## Start Exercise data

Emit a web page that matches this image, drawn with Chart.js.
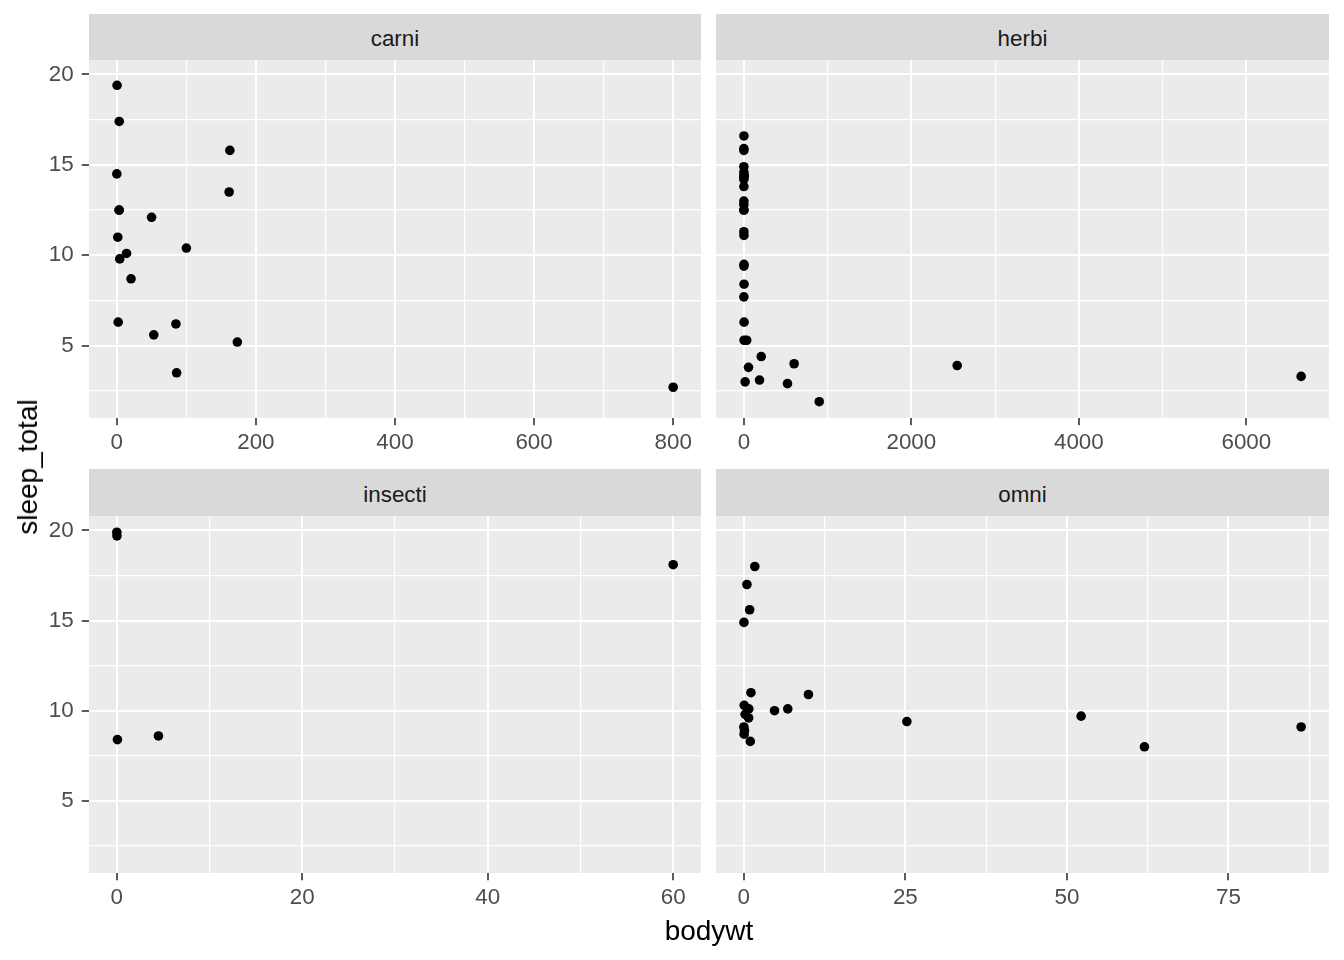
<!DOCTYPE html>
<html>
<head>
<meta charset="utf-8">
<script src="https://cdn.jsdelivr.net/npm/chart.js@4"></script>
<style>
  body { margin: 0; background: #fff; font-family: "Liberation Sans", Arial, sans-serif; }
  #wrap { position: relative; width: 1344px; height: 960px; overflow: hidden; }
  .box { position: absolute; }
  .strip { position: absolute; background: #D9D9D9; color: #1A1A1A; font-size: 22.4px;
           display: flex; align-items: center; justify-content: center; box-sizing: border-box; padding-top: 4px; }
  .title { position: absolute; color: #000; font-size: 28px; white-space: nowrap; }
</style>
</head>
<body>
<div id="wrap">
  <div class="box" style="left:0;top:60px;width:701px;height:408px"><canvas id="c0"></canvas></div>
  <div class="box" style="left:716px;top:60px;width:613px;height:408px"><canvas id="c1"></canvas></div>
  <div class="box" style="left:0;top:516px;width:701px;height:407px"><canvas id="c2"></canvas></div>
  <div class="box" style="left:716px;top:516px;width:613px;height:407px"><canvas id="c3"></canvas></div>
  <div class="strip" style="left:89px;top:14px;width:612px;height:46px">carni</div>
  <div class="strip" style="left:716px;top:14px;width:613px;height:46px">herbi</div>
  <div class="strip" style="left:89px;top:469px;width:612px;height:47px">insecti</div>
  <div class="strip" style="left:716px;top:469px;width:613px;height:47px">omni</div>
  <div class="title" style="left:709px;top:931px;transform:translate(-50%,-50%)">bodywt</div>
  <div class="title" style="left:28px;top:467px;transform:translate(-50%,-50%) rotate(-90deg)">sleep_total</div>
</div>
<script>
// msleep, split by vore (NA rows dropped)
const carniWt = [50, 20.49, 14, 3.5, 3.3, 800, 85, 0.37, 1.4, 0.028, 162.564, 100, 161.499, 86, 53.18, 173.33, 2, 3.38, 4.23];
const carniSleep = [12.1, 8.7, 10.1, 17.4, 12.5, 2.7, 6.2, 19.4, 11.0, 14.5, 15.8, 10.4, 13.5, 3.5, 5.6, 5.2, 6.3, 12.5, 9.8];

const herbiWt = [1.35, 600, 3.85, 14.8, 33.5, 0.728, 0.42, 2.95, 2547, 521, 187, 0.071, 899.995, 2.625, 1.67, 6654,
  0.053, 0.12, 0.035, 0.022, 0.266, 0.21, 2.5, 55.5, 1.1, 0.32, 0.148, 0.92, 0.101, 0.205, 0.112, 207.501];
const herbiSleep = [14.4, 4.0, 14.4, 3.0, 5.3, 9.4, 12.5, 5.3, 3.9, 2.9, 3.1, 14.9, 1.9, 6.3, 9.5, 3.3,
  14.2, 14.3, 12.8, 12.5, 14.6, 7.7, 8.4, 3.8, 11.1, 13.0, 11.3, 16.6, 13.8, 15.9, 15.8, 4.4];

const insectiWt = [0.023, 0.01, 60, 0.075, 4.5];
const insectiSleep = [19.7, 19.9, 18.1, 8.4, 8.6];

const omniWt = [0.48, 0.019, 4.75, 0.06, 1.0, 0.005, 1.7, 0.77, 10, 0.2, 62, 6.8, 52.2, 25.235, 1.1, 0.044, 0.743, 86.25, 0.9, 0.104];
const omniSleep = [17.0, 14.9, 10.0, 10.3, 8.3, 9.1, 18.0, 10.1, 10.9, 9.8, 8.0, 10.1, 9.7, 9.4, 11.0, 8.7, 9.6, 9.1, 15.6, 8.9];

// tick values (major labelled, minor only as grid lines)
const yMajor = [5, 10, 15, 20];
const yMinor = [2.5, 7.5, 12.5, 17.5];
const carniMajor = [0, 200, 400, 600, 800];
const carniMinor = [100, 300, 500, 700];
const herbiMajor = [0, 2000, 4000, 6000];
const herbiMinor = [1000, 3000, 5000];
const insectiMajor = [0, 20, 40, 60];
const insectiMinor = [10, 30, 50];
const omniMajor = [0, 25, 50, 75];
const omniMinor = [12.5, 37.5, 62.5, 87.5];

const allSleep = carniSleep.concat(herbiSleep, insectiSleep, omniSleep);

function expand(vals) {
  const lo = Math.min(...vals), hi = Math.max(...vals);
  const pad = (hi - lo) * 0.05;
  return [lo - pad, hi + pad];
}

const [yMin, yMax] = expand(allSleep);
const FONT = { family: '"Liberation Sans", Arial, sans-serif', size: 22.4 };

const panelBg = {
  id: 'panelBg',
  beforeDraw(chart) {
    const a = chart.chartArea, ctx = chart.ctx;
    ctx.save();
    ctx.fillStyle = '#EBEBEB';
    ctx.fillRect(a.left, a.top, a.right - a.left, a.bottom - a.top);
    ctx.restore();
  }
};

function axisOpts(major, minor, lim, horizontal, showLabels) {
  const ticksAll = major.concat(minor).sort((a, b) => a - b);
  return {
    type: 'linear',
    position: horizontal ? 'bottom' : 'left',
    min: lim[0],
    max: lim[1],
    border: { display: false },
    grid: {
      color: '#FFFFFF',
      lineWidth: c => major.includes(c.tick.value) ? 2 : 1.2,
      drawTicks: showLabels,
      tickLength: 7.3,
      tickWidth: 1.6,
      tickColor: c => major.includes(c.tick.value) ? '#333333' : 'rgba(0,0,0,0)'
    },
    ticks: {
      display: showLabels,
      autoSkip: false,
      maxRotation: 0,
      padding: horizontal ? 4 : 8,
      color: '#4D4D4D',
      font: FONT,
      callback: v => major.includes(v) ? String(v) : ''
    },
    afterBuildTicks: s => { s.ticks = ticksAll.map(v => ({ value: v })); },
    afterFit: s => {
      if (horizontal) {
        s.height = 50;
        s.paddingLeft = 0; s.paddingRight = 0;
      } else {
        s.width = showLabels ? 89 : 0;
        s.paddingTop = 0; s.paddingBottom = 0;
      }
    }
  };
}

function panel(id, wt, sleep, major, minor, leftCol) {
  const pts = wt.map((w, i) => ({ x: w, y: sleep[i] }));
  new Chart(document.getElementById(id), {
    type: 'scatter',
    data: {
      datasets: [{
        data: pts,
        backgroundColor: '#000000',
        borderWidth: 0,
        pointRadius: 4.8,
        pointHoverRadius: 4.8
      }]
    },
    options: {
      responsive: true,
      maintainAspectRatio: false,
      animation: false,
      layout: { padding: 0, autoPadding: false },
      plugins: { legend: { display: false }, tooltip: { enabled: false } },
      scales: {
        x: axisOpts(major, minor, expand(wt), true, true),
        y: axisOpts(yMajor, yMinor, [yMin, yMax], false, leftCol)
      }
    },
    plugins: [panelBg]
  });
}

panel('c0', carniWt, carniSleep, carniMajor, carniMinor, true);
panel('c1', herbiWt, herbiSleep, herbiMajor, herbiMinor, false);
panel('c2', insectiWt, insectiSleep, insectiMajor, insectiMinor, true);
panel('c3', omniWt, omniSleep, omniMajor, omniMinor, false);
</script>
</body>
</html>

## End Exercise data
## Start Exercise data

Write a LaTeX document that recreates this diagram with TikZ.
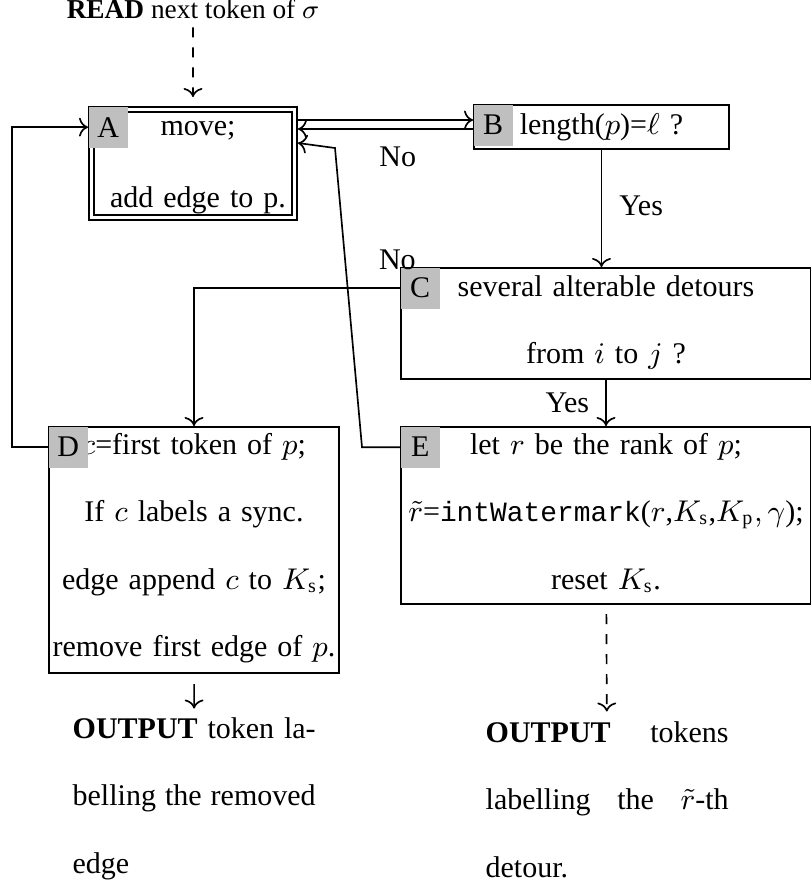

## End Exercise data
## Start Exercise data

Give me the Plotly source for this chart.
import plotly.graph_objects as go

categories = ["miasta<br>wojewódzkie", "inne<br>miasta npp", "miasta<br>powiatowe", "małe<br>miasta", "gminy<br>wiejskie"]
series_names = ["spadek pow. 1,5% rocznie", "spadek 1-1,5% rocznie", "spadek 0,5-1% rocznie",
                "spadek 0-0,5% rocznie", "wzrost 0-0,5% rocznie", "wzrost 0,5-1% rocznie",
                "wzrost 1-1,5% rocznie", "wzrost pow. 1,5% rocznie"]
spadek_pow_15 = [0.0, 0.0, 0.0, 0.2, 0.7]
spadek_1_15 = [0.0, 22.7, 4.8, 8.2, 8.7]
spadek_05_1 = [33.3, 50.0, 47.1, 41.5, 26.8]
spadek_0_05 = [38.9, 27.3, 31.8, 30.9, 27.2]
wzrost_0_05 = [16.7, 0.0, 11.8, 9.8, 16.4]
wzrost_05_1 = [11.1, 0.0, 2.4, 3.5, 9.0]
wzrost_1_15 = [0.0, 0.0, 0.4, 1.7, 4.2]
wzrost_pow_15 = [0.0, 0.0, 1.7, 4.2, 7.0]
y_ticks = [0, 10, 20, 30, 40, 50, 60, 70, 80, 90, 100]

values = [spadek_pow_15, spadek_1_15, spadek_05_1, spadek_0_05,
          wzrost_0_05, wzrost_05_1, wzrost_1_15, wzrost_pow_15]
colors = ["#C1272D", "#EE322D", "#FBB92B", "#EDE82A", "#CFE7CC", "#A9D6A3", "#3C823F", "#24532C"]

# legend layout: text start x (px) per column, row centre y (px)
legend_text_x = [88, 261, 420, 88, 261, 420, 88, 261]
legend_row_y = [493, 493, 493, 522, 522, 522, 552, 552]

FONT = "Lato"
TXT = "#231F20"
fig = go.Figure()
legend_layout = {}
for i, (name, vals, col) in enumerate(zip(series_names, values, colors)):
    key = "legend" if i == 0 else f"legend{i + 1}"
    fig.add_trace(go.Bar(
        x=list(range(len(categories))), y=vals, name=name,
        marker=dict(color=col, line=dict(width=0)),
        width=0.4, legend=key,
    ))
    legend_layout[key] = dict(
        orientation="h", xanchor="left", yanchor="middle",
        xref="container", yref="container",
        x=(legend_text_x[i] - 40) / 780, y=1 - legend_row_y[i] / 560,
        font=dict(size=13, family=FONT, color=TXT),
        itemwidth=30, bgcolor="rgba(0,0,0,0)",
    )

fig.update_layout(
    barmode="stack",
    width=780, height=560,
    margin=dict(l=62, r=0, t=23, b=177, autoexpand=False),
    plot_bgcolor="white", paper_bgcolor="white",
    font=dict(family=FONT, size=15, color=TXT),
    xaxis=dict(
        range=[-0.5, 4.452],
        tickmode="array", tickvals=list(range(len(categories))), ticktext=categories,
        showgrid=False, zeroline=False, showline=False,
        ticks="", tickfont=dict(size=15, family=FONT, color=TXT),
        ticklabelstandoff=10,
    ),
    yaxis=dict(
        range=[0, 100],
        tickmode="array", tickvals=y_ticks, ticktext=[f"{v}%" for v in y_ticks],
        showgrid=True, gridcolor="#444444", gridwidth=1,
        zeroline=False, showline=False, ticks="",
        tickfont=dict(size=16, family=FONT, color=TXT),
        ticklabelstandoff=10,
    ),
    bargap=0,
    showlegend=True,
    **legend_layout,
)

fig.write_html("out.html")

## End Exercise data

Output, from the data above, the lines from the line with "Give me the Plotly source for this chart." to the line with "import plotly.graph_objects as go" exactly as they stand, both ends included and nothing else.

Give me the Plotly source for this chart.
import plotly.graph_objects as go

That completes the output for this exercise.